As adaptações, no entanto, não eliminam os obstáculos. “Em reuniões e eventos, o excesso de ruído gera o que chamo de ‘ressaca auditiva’. Fico confusa, cansada e acabo perdendo oportunidades de networking. Profissionalmente, esse é o maior prejuízo”, relata.
Ela também aponta que deficiências invisíveis muitas vezes não são reconhecidas pelas instituições. “O mercado exige que o PCD seja tão bom quanto, ou melhor, do que uma pessoa sem deficiência, sem reconhecer suas limitações. Esse descompasso pode gerar frustração e até configurar assédio moral.”
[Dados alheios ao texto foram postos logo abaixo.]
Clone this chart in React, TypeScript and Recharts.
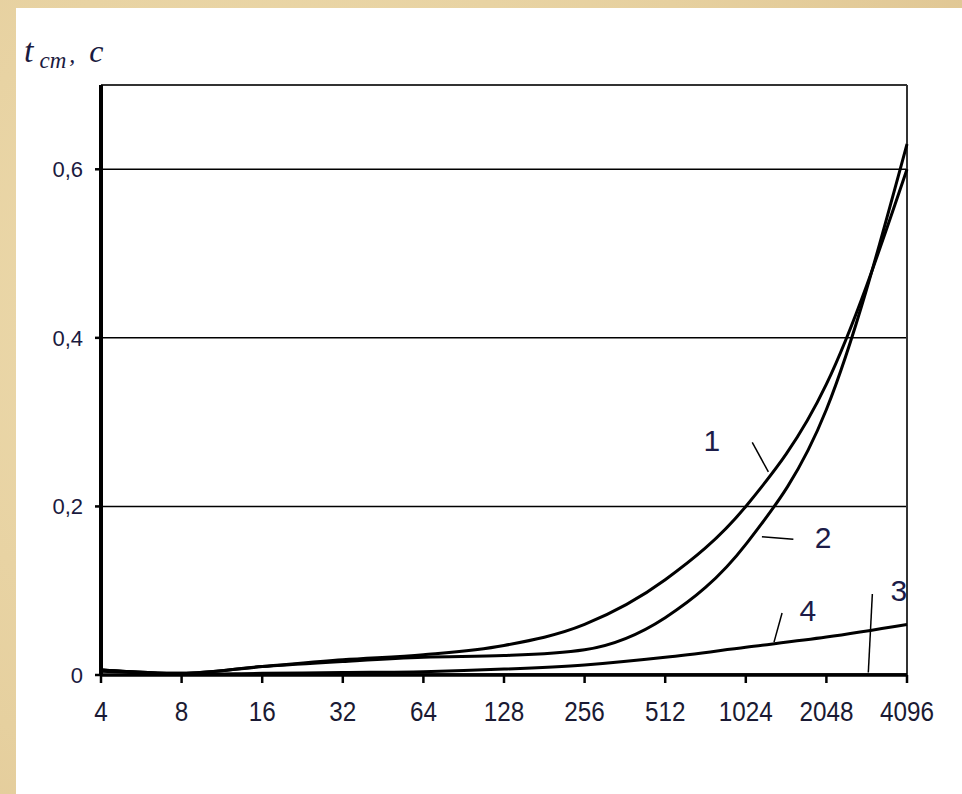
import { CartesianGrid, Line, LineChart, ReferenceDot, ReferenceLine, XAxis, YAxis } from "recharts";

// x positions are log2 of the block size: 4 .. 4096
const sizes = [4, 8, 16, 32, 64, 128, 256, 512, 1024, 2048, 4096];
const curve1 = [0.006, 0.002, 0.01, 0.018, 0.024, 0.035, 0.06, 0.113, 0.2, 0.345, 0.6];
const curve2 = [0.006, 0.002, 0.01, 0.016, 0.021, 0.023, 0.03, 0.068, 0.155, 0.315, 0.63];
const curve3 = [0.004, 0.001, 0.001, 0.001, 0.001, 0.001, 0.001, 0.001, 0.001, 0.001, 0.001];
const curve4 = [0.006, 0.001, 0.002, 0.003, 0.004, 0.007, 0.012, 0.021, 0.033, 0.045, 0.06];
const yTicks = [0, 0.2, 0.4, 0.6];

// curve labels with their leader lines, in data units (log2 size, seconds)
const curveLabels = [
  { text: "1", x: 9.58, y: 0.278, from: [10.08, 0.276], to: [10.28, 0.241] },
  { text: "2", x: 10.96, y: 0.163, from: [10.59, 0.161], to: [10.2, 0.164] },
  { text: "3", x: 11.9, y: 0.101, from: [11.57, 0.096], to: [11.52, 0.003] },
  { text: "4", x: 10.77, y: 0.077, from: [10.45, 0.0735], to: [10.35, 0.039] },
];

const data = sizes.map((size, i) => ({
  lx: Math.log2(size),
  c1: curve1[i],
  c2: curve2[i],
  c3: curve3[i],
  c4: curve4[i],
}));

const xTicks = sizes.map((s) => Math.log2(s));

function SizeTick({ x, y, payload }: any) {
  return (
    <text
      transform={`translate(${x},${y}) scale(0.9,1)`}
      textAnchor="middle"
      dy="0.71em"
      fontSize={27}
      fill="#1a1a33"
      fontFamily="'Liberation Sans', Arial, sans-serif"
    >
      {String(Math.round(2 ** payload.value))}
    </text>
  );
}

export default function App() {
  return (
    <div
      style={{
        position: "fixed",
        left: 0,
        top: 0,
        width: 962,
        height: 794,
        background: "radial-gradient(circle at 30% 40%, #eedcaf 0%, #e6d09f 60%, #dfc592 100%)",
      }}
    >
      <div style={{ position: "absolute", left: 16, top: 8, width: 946, height: 786, background: "#ffffff" }}>
        <div
          style={{
            position: "absolute",
            left: 8,
            top: 24,
            fontFamily: "'Liberation Serif', 'DejaVu Serif', serif",
            fontStyle: "italic",
            color: "#1a1a40",
            whiteSpace: "nowrap",
          }}
        >
          <span style={{ fontSize: 34 }}>t</span>
          <span style={{ fontSize: 23, verticalAlign: "-6px", marginLeft: 6 }}>cm</span>
          <span style={{ fontSize: 24, marginLeft: 3 }}>,</span>
          <span style={{ fontSize: 32, marginLeft: 14 }}>c</span>
        </div>
        <LineChart width={946} height={786} data={data} margin={{ top: 77, right: 55, bottom: 79, left: 0 }}>
          <CartesianGrid vertical={false} stroke="#000" strokeWidth={1.5} />
          <XAxis
            type="number"
            dataKey="lx"
            domain={[2, 12]}
            ticks={xTicks}
            tick={<SizeTick />}
            height={40}
            axisLine={{ stroke: "#000", strokeWidth: 3.5 }}
            tickLine={{ stroke: "#000", strokeWidth: 2.5 }}
            tickSize={8}
            tickMargin={19}
            interval={0}
          />
          <YAxis
            type="number"
            domain={[0, 0.7]}
            ticks={yTicks}
            tickFormatter={(v: number) => (v === 0 ? "0" : v.toFixed(1).replace(".", ","))}
            width={85}
            axisLine={{ stroke: "#000", strokeWidth: 4 }}
            tickLine={{ stroke: "#000", strokeWidth: 2.5 }}
            tickSize={6}
            tickMargin={12}
            tick={{ fill: "#1a1a40", fontSize: 22, fontFamily: "'Liberation Sans', Arial, sans-serif" }}
            interval={0}
          />
          <ReferenceLine y={0.7} stroke="#333" strokeWidth={2} />
          <ReferenceLine x={12} stroke="#333" strokeWidth={2} />
          <Line type="monotone" dataKey="c3" stroke="#000" strokeWidth={2} dot={false} isAnimationActive={false} />
          <Line type="monotone" dataKey="c4" stroke="#000" strokeWidth={3} dot={false} isAnimationActive={false} />
          <Line type="monotone" dataKey="c2" stroke="#000" strokeWidth={3} dot={false} isAnimationActive={false} />
          <Line type="monotone" dataKey="c1" stroke="#000" strokeWidth={3} dot={false} isAnimationActive={false} />
          {curveLabels.map((l) => (
            <ReferenceLine
              key={"leader" + l.text}
              segment={[
                { x: l.from[0], y: l.from[1] },
                { x: l.to[0], y: l.to[1] },
              ]}
              stroke="#000"
              strokeWidth={1.5}
            />
          ))}
          {curveLabels.map((l) => (
            <ReferenceDot
              key={"label" + l.text}
              x={l.x}
              y={l.y}
              r={0}
              fill="none"
              stroke="none"
              label={{
                value: l.text,
                position: "center",
                fontSize: 30,
                fill: "#1c1c48",
                fontFamily: "'Liberation Sans', Arial, sans-serif",
              }}
            />
          ))}
        </LineChart>
      </div>
    </div>
  );
}
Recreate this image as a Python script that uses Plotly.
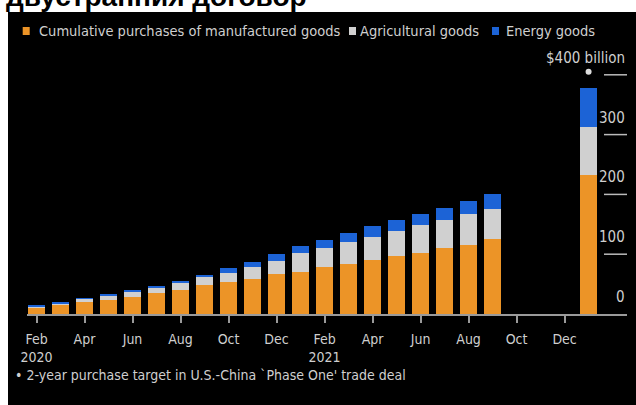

Para enfrentar as dificuldades, Angela adotou ferramentas como o cordão de girassol, usado para identificar deficiências invisíveis, e o aparelho auditivo Cross, que transmite o som do ouvido surdo para o ouvido bom. Mesmo assim, lembra que a tecnologia encontra limites em ambientes ruidosos.
Da experiência nasceu também um envolvimento maior com o movimento de pessoas com deficiência auditiva unilateral. Em 2023, uma lei reconheceu oficialmente essa condição como deficiência. “Um dia minha psicóloga me perguntou: ‘O que você está fazendo para que essa lei saia?’. A partir daí, voltei a me envolver com o movimento. Criamos a página Surdos de Um Ouvido e conseguimos unir pessoas de todo o Brasil.”
Para ela, o caminho ainda depende de mudança cultural. “Campanhas de conscientização são urgentes para transformar tanto os que excluem por desconhecimento quanto os que discriminam por preconceito”, afirma.
A Convenção da ONU sobre os Direitos das Pessoas com Deficiência, em vigor desde 2008, reforça que a deficiência faz parte da condição humana e que qualquer pessoa, em algum momento da vida, pode vivenciar essa realidade, seja de forma temporária ou permanente.